Commenting on the Security Council session Friday on complaints and counter-complaints by Israel and Syria growing out of the November 13 tank and air clash at Israel’s northern border, the Premier said Israel could not permit attacks on its settlements or agree that topographic advantages should give attackers immunity from “our active defense.” Many Syrian gun positions on the northern border are at a higher level than nearby Israeli territory.

He said that the difference between the initial attack on an Israel patrol on November 13 and later on peaceful settlements by the Syrians and “that of our defense” should have been clear to various representatives at the United Nations. Under the cover of “false equality,” he told the luncheon, the United Nations hesitates to condemn the attacker.
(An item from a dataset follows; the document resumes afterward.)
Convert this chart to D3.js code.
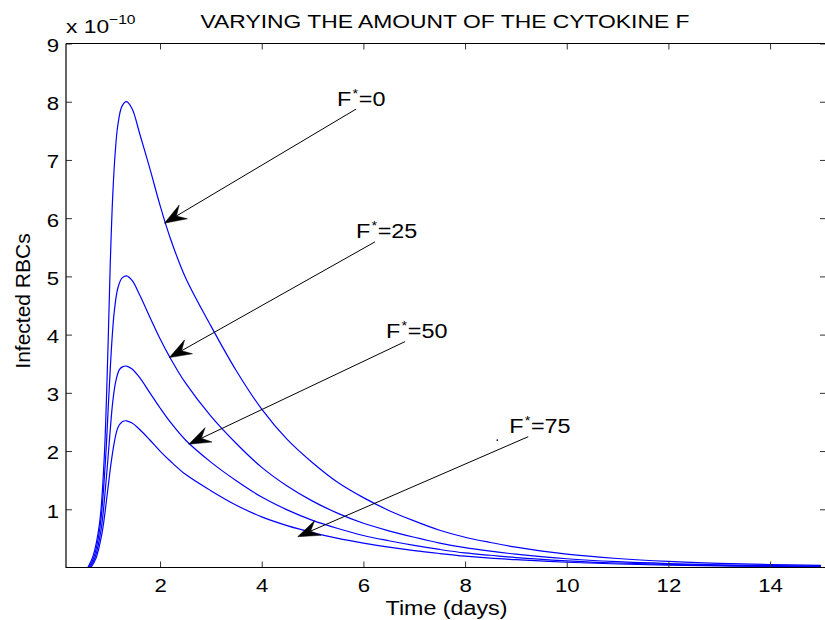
<!DOCTYPE html>
<html>
<head>
<meta charset="utf-8">
<script src="https://cdn.jsdelivr.net/npm/d3@7/dist/d3.min.js"></script>
<style>
  html, body { margin: 0; padding: 0; background: #fff; }
  svg { display: block; font-family: "Liberation Sans", Arial, Helvetica, sans-serif; }
</style>
</head>
<body>
<svg id="chart" width="825" height="620"></svg>
<script>
// ---------- data (values in units of 1e-10) ----------
const chartTitle = "VARYING THE AMOUNT OF THE CYTOKINE F";
const xLabel = "Time (days)";
const yLabel = "Infected RBCs";
const yExponent = "\u221210";
const xTicks = [2, 4, 6, 8, 10, 12, 14];
const yTicks = [1, 2, 3, 4, 5, 6, 7, 8, 9];
const seriesNames = ["0", "25", "50", "75"];

const timeF0 = [0.58,0.68,0.81,0.9,0.97,1.02,1.07,1.12,1.17,1.25,1.34,1.45,1.6,1.8,2.0,2.2,2.5,3.0,3.5,4.0,4.5,5.0,5.5,6.0,6.5,7.0,7.5,8.0,8.5,9.0,10,11,12,13,14,15];
const infF0  = [0,0.19,0.76,1.85,3.6,5.2,6.4,7.15,7.6,7.92,8.0,7.88,7.45,6.85,6.22,5.66,4.98,4.15,3.38,2.72,2.2,1.8,1.46,1.2,0.98,0.80,0.64,0.52,0.43,0.35,0.23,0.155,0.105,0.072,0.05,0.035];

const timeF25 = [0.6,0.7,0.82,0.92,0.99,1.05,1.1,1.17,1.25,1.34,1.45,1.6,1.8,2.0,2.2,2.5,3.0,3.5,4.0,4.5,5.0,5.5,6.0,6.5,7.0,7.5,8.0,8.5,9.0,10,11,12,13,14,15];
const infF25  = [0,0.18,0.7,1.75,2.9,3.85,4.4,4.8,4.97,5.01,4.93,4.68,4.30,3.93,3.6,3.17,2.6,2.13,1.72,1.40,1.14,0.93,0.76,0.63,0.52,0.42,0.34,0.28,0.23,0.15,0.10,0.068,0.046,0.032,0.022];

const timeF50 = [0.62,0.72,0.84,0.94,1.01,1.07,1.13,1.2,1.27,1.34,1.45,1.6,1.8,2.0,2.2,2.5,3.0,3.5,4.0,4.5,5.0,5.5,6.0,6.5,7.0,7.5,8.0,8.5,9.0,10,11,12,13,14,15];
const infF50  = [0,0.17,0.65,1.5,2.25,2.85,3.2,3.4,3.45,3.46,3.41,3.26,3.0,2.74,2.5,2.19,1.81,1.49,1.21,0.99,0.81,0.67,0.55,0.46,0.38,0.31,0.25,0.21,0.17,0.115,0.077,0.052,0.035,0.024,0.017];

const timeF75 = [0.64,0.74,0.86,0.96,1.03,1.1,1.17,1.25,1.34,1.45,1.6,1.8,2.0,2.2,2.5,3.0,3.5,4.0,4.5,5.0,5.5,6.0,6.5,7.0,7.5,8.0,8.5,9.0,10,11,12,13,14,15];
const infF75  = [0,0.16,0.6,1.25,1.75,2.15,2.4,2.5,2.52,2.48,2.37,2.19,2.0,1.83,1.6,1.32,1.07,0.87,0.72,0.60,0.50,0.42,0.35,0.29,0.24,0.195,0.16,0.135,0.09,0.06,0.04,0.027,0.018,0.012];

// annotation arrows: tail (text end) and head (tip), in data units
const arrowTailT = [5.855, 6.228, 6.82, 9.243];
const arrowTailV = [7.873, 5.593, 3.88, 2.247];
const arrowHeadT = [2.085, 2.183, 2.564, 4.708];
const arrowHeadV = [5.914, 3.605, 2.117, 0.529];

// ---------- layout ----------
const svg = d3.select("#chart");
const x = d3.scaleLinear().domain([0.15, 15.1]).range([66, 826]);
const y = d3.scaleLinear().domain([0, 9]).range([567.5, 43.5]);
const SX = 1.2; // horizontal glyph stretch of the reference font

const times = [timeF0, timeF25, timeF50, timeF75];
const vals = [infF0, infF25, infF50, infF75];
const series = seriesNames.map((n, i) => ({
  name: n,
  pts: times[i].map((t, j) => [t, vals[i][j]])
}));

// curves
svg.append("defs").append("clipPath").attr("id", "plotclip")
  .append("rect").attr("x", 66).attr("y", 43.5).attr("width", 760).attr("height", 524.5);
const line = d3.line().x(d => x(d[0])).y(d => y(d[1])).curve(d3.curveCatmullRom.alpha(0.5));
svg.append("g").attr("clip-path", "url(#plotclip)")
  .selectAll("path").data(series).join("path")
  .attr("d", d => line(d.pts))
  .attr("fill", "none")
  .attr("stroke", "#0000ff")
  .attr("stroke-width", 1.2);

// axes
const tickFont = 18.5;
const gx = svg.append("g").attr("transform", `translate(0,${y(0)})`)
  .call(d3.axisBottom(x).tickValues(xTicks).tickSizeInner(-6).tickSizeOuter(0).tickPadding(11.5).tickFormat(d3.format("d")));
const gxt = svg.append("g").attr("transform", `translate(0,${y(9)})`)
  .call(d3.axisTop(x).tickValues(xTicks).tickSizeInner(-6).tickSizeOuter(0).tickFormat(""));
const gy = svg.append("g").attr("transform", `translate(${x.range()[0]},0)`)
  .call(d3.axisLeft(y).tickValues(yTicks).tickSizeInner(-6).tickSizeOuter(0).tickPadding(7).tickFormat(d3.format("d")));
const gyr = svg.append("g").attr("transform", `translate(${x.range()[1]},0)`)
  .call(d3.axisRight(y).tickValues(yTicks).tickSizeInner(-6).tickSizeOuter(0).tickFormat(""));

[gx, gxt, gy, gyr].forEach(g => {
  g.select(".domain").remove();
  g.selectAll(".tick line").attr("stroke", "#333").attr("stroke-width", 1);
  g.selectAll(".tick text")
    .attr("fill", "#000")
    .style("font-family", '"Liberation Sans", Arial, sans-serif')
    .style("font-size", tickFont + "px");
});
gx.selectAll(".tick text").attr("transform", `scale(${SX},1)`);
gy.selectAll(".tick text").attr("transform", `scale(${SX},1)`).attr("x", -7 / SX).attr("y", 2);

// frame
const [x0, x1] = x.range();
const [yb, yt] = y.range();
svg.append("path")
  .attr("d", `M${x0},${yt}H${x1}M${x0},${yt}V${yb}H${x1}`)
  .attr("fill", "none").attr("stroke", "#000").attr("stroke-width", 1.2);

// title
svg.append("g").attr("transform", "translate(445,27.5)")
  .append("text").attr("transform", `scale(1.23,1)`)
  .attr("text-anchor", "middle").style("font-size", "18.6px").attr("fill", "#000")
  .text(chartTitle);

// exponent label
const ex = svg.append("g").attr("transform", "translate(66,33.3)")
  .append("text").attr("transform", `scale(${SX},1)`).style("font-size", "19px").attr("fill", "#000");
ex.append("tspan").text("x 10");
ex.append("tspan").attr("dy", -9.5).style("font-size", "13px").text(yExponent);

// axis labels
svg.append("g").attr("transform", "translate(446.5,615)")
  .append("text").attr("transform", `scale(${SX},1)`)
  .attr("text-anchor", "middle").style("font-size", "19.4px").attr("fill", "#000")
  .text(xLabel);
svg.append("text")
  .attr("transform", "translate(30,301) rotate(-90)")
  .attr("text-anchor", "middle").style("font-size", "21px").attr("fill", "#000")
  .text(yLabel);

// annotations
const arrows = seriesNames.map((n, i) => ({
  name: n,
  tx: x(arrowTailT[i]), ty: y(arrowTailV[i]),
  hx: x(arrowHeadT[i]), hy: y(arrowHeadV[i])
}));
const ag = svg.append("g");
arrows.forEach(a => {
  const ang = Math.atan2(a.ty - a.hy, a.tx - a.hx);
  const L = 22, W = 8, N = 14;
  const c = Math.cos(ang), s = Math.sin(ang);
  const pt = (u, v) => [a.hx + u * c - v * s, a.hy + u * s + v * c];
  const notch = pt(N, 0);
  ag.append("line")
    .attr("x1", a.tx).attr("y1", a.ty).attr("x2", notch[0]).attr("y2", notch[1])
    .attr("stroke", "#000").attr("stroke-width", 1);
  const p = [pt(0, 0), pt(L, -W), notch, pt(L, W)];
  ag.append("path").attr("d", "M" + p.map(q => q.join(",")).join("L") + "Z")
    .attr("fill", "#000").attr("stroke", "#000").attr("stroke-width", 0.5);
  const tg = ag.append("g").attr("transform", `translate(${a.tx - 19},${a.ty - 3.5})`);
  const t = tg.append("text").attr("transform", `scale(${SX},1)`).style("font-size", "19.5px").attr("fill", "#000");
  t.append("tspan").text("F");
  t.append("tspan").attr("dy", -8).attr("dx", 1).style("font-size", "12px").text("*");
  t.append("tspan").attr("dy", 8).attr("dx", 0.5).text("=" + a.name);
});
// small stray dot near the last label
ag.append("circle").attr("cx", arrows[3].tx - 31).attr("cy", arrows[3].ty + 3.5).attr("r", 0.8).attr("fill", "#000");
</script>
</body>
</html>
He noted that the Russians had supported the Arabs in the disputes even though it was the Soviet Union which recently proposed that no international problem should be solved by force.

Answering questions, the Premier said that Israel continued to maintain its deterrent power as the best way to prevent war. He said he would be meeting with West German Chancellor Ludwig Erhard in the near future but declined to discuss the topics he will bring up, commenting that these were “self-understood.”

He declined to discuss the current dispute within his Mapai Party on Pinhas Lavon and spoke only briefly on the matter of alignment of Mapai with Achdah in a limited labor front. On the latter matter, he said only that it was a “protracted issue” but that eventually alignment would be achieved.